PRs, Commits, and Code Reviews
Published at 2026-02-17 16:32:54 -0800
This is a post I wrote while I was at zendesk that I thought would be good to share with the world. This is a conversation that I had to have over and over and over again while reviewing PRs that were switched from draft to non-draft, which is why I eventually wrote this up:
PRs, Commits, and Code Reviews
Developers, Reviewers, lend me your ears!
When you’re authoring or reviewing a PR, please remember that the commit history is just as important as what’s inside the PR. Each commit should represent a meaningful and hopefully complete unit of change. The commit message should start with a one sentence summary of the change (the “what” AND the “why” of it) and be followed by any extra details describing context needed for understanding the unit of change.
To be clear, I’m NOT talking about draft PRs. I’m talking about code that you intend to get into the codebase, that is up for review, and that someone could merge at any time.
Authors: PRs and commits need to be well formed. They need to emphasize the WHY of it, not just the WHAT. I can usually look at the diff and ascertain the what in about 3.8 seconds (eg this is a change to the update method on the X controller), but the why? That escapes me. I don’t have the context you had when you wrote it. Commit messages help debuggers get context. If your commit messages are as descriptive as “more testing”, “fixed it”, “robocop”, etc, then you’re not helping the people who follow you (read: me) from getting information they need to understand how the code is the way it currently is. git rebase —interactive is your friend, andgit absorb (third party) is even betterer. You should use these commands to clean up your commits (message and structure) before you flip your PR from draft for review.

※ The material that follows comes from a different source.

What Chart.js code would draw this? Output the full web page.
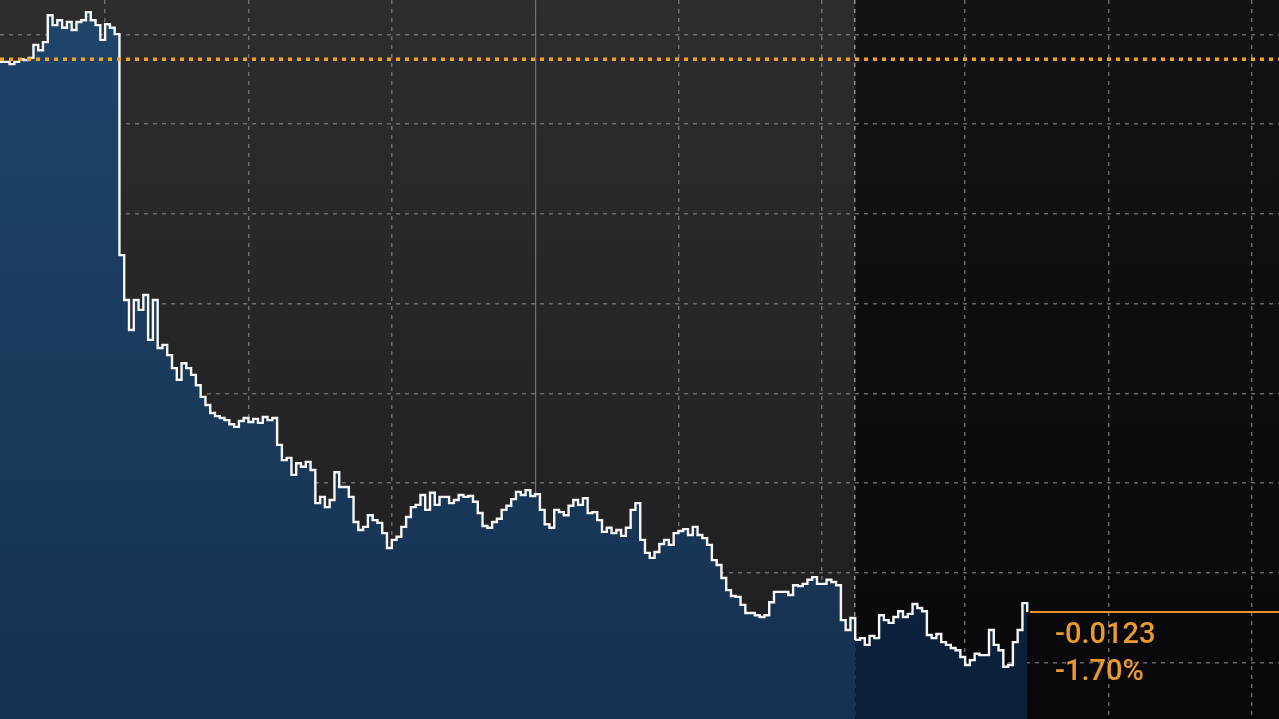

Reviewers: REMEMBER: you’re approving this code to go into the codebase permanently. If a PR doesn’t align to best practices on commit messages and/or structure, then IT IS YOUR RESPONSIBILITY to block that PR and request changes until it is in good shape.
Everyone: I’ve been doing this for, like, forever. Like... literally, even before git. 😛 I would really love recommendations for good resources to read/watch/review for writing good commit messages, good PR descriptions, (re)structuring clean commit streams, contributing to open source, etc. I simply don’t have any links to contribute yet.
So… if you have written (or are reviewing!) a PR that has more than 10ish commits, or if your commit messages do not have both a noun and a verb in them, let alone a complete descriptive sentence… then we need to talk! I will happily pair with anyone who wants to learn how to write good commit messages and/or rewrite git history into a clean and clear PR.